Aspen Times, February 17, 2004
http://www.aspentimes.com/article/20040217/NEWS/40216019&parentprofile=search
The painted lady lost her luster long ago, but there’s still something charming about the place. The setting can’t be beat. The home was built, then added on to numerous times, on one of the last flat, tillable pieces of ground before the Crystal River Valley gets pinched in by the jagged, rocky cliffs. Mount Sopris towers above to the southeast. The cottonwood-lined Thompson Creek spills out of the hills a short distance away.
The house was built in 1893 by A.J. and Jane Steele Thompson, early homesteaders in the Crystal Valley who had outgrown their nearby cabin.
Now the house is again in the hands of pioneers.
The old Victorian and surrounding 244-acre Thompson Creek Ranch was purchased last year by a nonprofit group dedicated to showing America that it can survive and thrive without a lifestyle that depends on gobbling copious amounts of gas and oil. The old ranch house is going to be a centerpiece of Sustainable Setting’s efforts to demonstrate “a postindustrial society,” according to co-founder and director Brook Le Van.
Sustainable Settings director Brook Le Van, center, stands with wife Rose and ranch manager Teague Wilson on the porch of a house built by homesteaders in 1893.
Aspen Times photo/Nick Saucier.
Model for energy efficiency
Sustainable Settings’ environmentally friendly development plan for the ranch was approved by the Pitkin County commissioners in January. Eventually it will have a cluster of offices, homes, barns and sheds all dedicated to showing what’s possible with conservation and sustainable living.
A 110-foot tower hooked to a 10-kilowatt turbine will generate electricity along with solar and hydro power sources. Bathrooms will boast ultramodern versions of composting toilets and gray-water treatment systems. Turkeys, cattle, sheep and chickens are already being raised there organically. All the buildings will be as energy efficient as possible.
The entire ranch will be used as an educational center for sustainable living. It won’t be a private commune out of touch with the public.
Sustainable Settings will take on one of its toughest challenges first by turning the drafty ranch house into a model of high efficiency — one that produces more energy than it uses. It would be easier to start from scratch, Le Van said, but the organization believes a key to its mission is to show that existing structures can be retrofitted.
“We’ll probably spend a little bit more per square foot than we would with new construction, but not that much more,” said Le Van. “This isn’t just throw a ton of money at it.”
Preserving the house
Le Van said a home’s kitchen is the Achilles heel of green development because it is so energy-intensive. The big challenge is to generate the heat needed to boil water and cook food without using a lot of coal, gas or oil.

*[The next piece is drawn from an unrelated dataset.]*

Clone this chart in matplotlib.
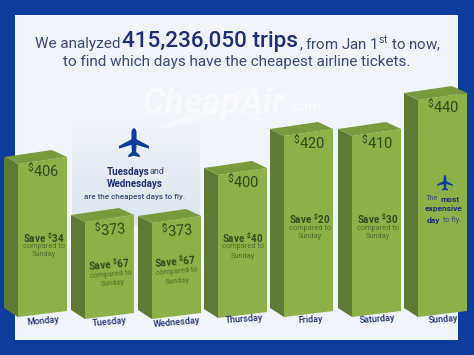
import matplotlib
matplotlib.use('Agg')
import matplotlib.pyplot as plt
from matplotlib.patches import Polygon, Rectangle
import numpy as np

days = ['Monday', 'Tuesday', 'Wednesday', 'Thursday', 'Friday', 'Saturday', 'Sunday']
prices = [406, 373, 373, 400, 420, 410, 440]
savings = [34, 67, 67, 40, 20, 30, None]
# front face heights, they do not follow the price exactly
drawn_heights = [153, 97, 96, 143, 181, 181, 217]

# layout, in pixels of the picture
lefts = [4, 71, 138, 204, 270, 338, 404]
bases = [317, 319, 319, 318, 317, 317, 317]
label_rot = [5, 5, 5, 4, 3, 4, 4]
save_rot = [0, 5, 5, 0, 0, 0, 0]
save_xy = [(44, 237), (109, 264), (175, 261), (243, 237), (310, 218), (378, 218)]
comp_xy = [(44, 247), (111, 275), (177, 272), (243, 247), (310, 228), (378, 228)]
sun_xy = [(44, 255), (112, 283), (177, 281), (243, 256), (310, 237), (378, 237)]
label_xy = [(43, 321), (110, 322), (177, 322), (244, 319), (310, 320), (377, 319), (443, 319)]

BLUE = '#0c3c9c'
PANEL = '#f1f4fa'
FRONT = '#8cb148'
SIDE = '#5f7a34'
TOP = '#7a9a3e'
DARK = '#2f4a1c'
MID = '#4d7029'
NAVY = '#1c2f78'
SLATE = '#3a4a78'

plt.rcParams['font.family'] = 'Roboto'
plt.rcParams['mathtext.fontset'] = 'custom'
plt.rcParams['mathtext.rm'] = 'Roboto'
plt.rcParams['mathtext.bf'] = 'Roboto:bold'
plt.rcParams['mathtext.default'] = 'rm'


def plane(ax, cx, cy, s):
    # top view of an airliner, unit coordinates
    pts = np.array([(0, -1), (.1, -.93), (.17, -.75), (.17, -.25), (1, .2), (1, .38), (.17, .12),
                    (.14, .6), (.38, .8), (.38, .95), (0, .85), (-.38, .95), (-.38, .8), (-.14, .6),
                    (-.17, .12), (-1, .38), (-1, .2), (-.17, -.25), (-.17, -.75), (-.1, -.93)])
    ax.add_patch(Polygon(pts * s + [cx, cy], closed=True, fc=BLUE, ec='none', zorder=4))


def draw_bar(ax, x, base, h):
    fl, fr = x + 14, x + 63
    top = base - h
    rise = 7
    ax.add_patch(Polygon([(x, top - rise), (fl, top), (fl, base), (x, base - 9)], fc=SIDE, ec='none', zorder=3))
    ax.add_patch(Polygon([(fl, top), (fr, top - rise), (fr, base - 6), (fl, base)], fc=FRONT, ec='none', zorder=3))
    ax.add_patch(Polygon([(x, top - rise), (fr - 15, top - 14), (fr, top - rise), (fl, top)], fc=TOP, ec='none', zorder=3))


fig = plt.figure(figsize=(4.74, 3.55), dpi=100, facecolor=BLUE)
ax = fig.add_axes([0, 0, 1, 1])
ax.axis('off')

ax.add_patch(Rectangle((15.5, 15), 442.5, 325, fc=PANEL, ec='none', zorder=1))

# soft band behind the two cheapest days
band_rgba = np.ones((64, 1, 4))
band_rgba[:, :, 0] = 0.87
band_rgba[:, :, 1] = 0.90
band_rgba[:, :, 2] = 0.94
band_rgba[:, 0, 3] = np.linspace(0, 1, 64)
ax.imshow(band_rgba, extent=(72, 200, 225, 115), aspect='auto', zorder=1.5)
ax.set_xlim(0, 474)
ax.set_ylim(355, 0)

# watermark, with the wing swoosh behind the lettering
ax.add_patch(Polygon([(155, 127), (195, 112), (235, 92), (262, 84), (240, 100), (205, 118), (170, 128)],
                     fc='white', ec='none', alpha=.35, zorder=2))
ax.add_patch(Polygon([(238, 109), (252, 112), (268, 123), (250, 118)], fc='white', ec='none', alpha=.35, zorder=2))
ax.text(143, 104, 'CheapAir', fontsize=25.5, style='italic', weight='bold',
        family=['Liberation Sans Narrow', 'Roboto'], color='white', alpha=.55, va='center', zorder=2)
ax.text(288, 107, '.com', fontsize=10.5, weight='bold', color='white', alpha=.55, va='center', zorder=2)

# heading
ax.text(35, 44, 'We analyzed', fontsize=11, color=SLATE, va='center', zorder=5)
ax.text(122, 42, '415,236,050 trips', fontsize=16.2, weight='medium', color=NAVY, va='center', zorder=5)
ax.text(299, 44, r', from Jan 1$^{st}$ to now,', fontsize=10.8, color=SLATE, va='center', zorder=5)
ax.text(237, 62, 'to find which days have the cheapest airline tickets.', fontsize=11, color=SLATE, ha='center', va='center', zorder=5)

for i, day in enumerate(days):
    x, base, h = lefts[i], bases[i], drawn_heights[i]
    draw_bar(ax, x, base, h)
    ax.text(x + 39, base - h + 7, r'$^{\$}$%d' % prices[i], fontsize=10.5, color=DARK, ha='center', va='center', rotation=save_rot[i], zorder=5)
    ax.text(*label_xy[i], day, fontsize=6.5, weight='medium', color=NAVY, ha='center', va='center', rotation=label_rot[i], zorder=5)
    if savings[i] is not None:
        ax.text(*save_xy[i], r'$\mathbf{Save\ ^{\$}%d}$' % savings[i], fontsize=7, color=DARK, ha='center', va='center', rotation=save_rot[i], zorder=5)
        ax.text(*comp_xy[i], 'compared to', fontsize=5.3, color=MID, ha='center', va='center', rotation=save_rot[i], zorder=5)
        ax.text(*sun_xy[i], 'Sunday', fontsize=5.3, color=MID, ha='center', va='center', rotation=save_rot[i], zorder=5)

# cheapest days note
plane(ax, 134, 143, 15)
ax.text(107, 172, 'Tuesdays', fontsize=7, weight='bold', color=NAVY, va='center', zorder=5)
ax.text(150, 172, 'and', fontsize=6.5, color=SLATE, va='center', zorder=5)
ax.text(135, 184, 'Wednesdays', fontsize=7, weight='bold', color=NAVY, ha='center', va='center', zorder=5)
ax.text(135, 197, 'are the cheapest days to fly.', fontsize=5.8, weight='medium', color=SLATE, ha='center', va='center', zorder=5)

# sunday note
plane(ax, 445, 183, 8)
ax.text(438, 199, 'The', fontsize=5.2, color=SLATE, ha='right', va='center', zorder=5)
ax.text(441, 199, 'most', fontsize=6, weight='bold', color=NAVY, va='center', zorder=5)
ax.text(444, 209, 'expensive', fontsize=6, weight='bold', color=NAVY, ha='center', va='center', zorder=5)
ax.text(434, 220, 'day', fontsize=6, weight='bold', color=NAVY, ha='center', va='center', zorder=5)
ax.text(443, 220, 'to fly.', fontsize=5.2, color=SLATE, va='center', zorder=5)

fig.savefig('out.png', dpi=100, facecolor=BLUE)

One idea is using a super-efficient oven that would gradually lose its heat over seven days before it was refueled. A family would have to plan meals based on that decreasing heat.
Sustainable Settings has pledged to preserve the historic integrity of the house, as well as a cabin from 1879 and some historic ranch buildings. Nearly all of the house’s exterior will be restored rather than replaced. An exception is the wood shakes. Teague Wilson, the ranch manager, noted that curved woodwork along upper corners of the beams on the porch is some of the only ornamentation in the house.
The Thompson family added rooms at least five times over several decades. Function was more important than frills, Wilson said.
One challenge will be preserving the look of the leaky bay windows while improving the efficiency in one of the important areas. “That’s an interesting tightrope to walk,” said Le Van.
Sustainable Settings is considering the addition of interior storm windows that could swing out of the way on a hinge, according to Wilson, who is designing the retrofits and might oversee construction.
The interior walls, which have been recoated with sheet rock and even insulated to a low level since the house was built, will have a second wall added, reducing the living space but boosting the insulation level by roughly a third.
First phase of plan
The extensive retrofit will cost about $200 per square foot or “in the neighborhood” of $225,000, said Le Van. The organization raised more than $2 million last year to buy the Thompson Creek Ranch, so it’s got some heavy hitters.
Now Le Van and his wife, Rose, are embarking on the first big fund-raising effort to try to transform the ranch into a living example of what Sustainable Settings is all about. They are kicking off the effort this week. About $30,000 has already been raised.
Construction will start once all the funds are secured. “It’s just not the time for a nonprofit to go into debt,” said Le Van. The house will be home for the Le Vans. Eventually it will go to the ranch manager. It will always be a model used for public education.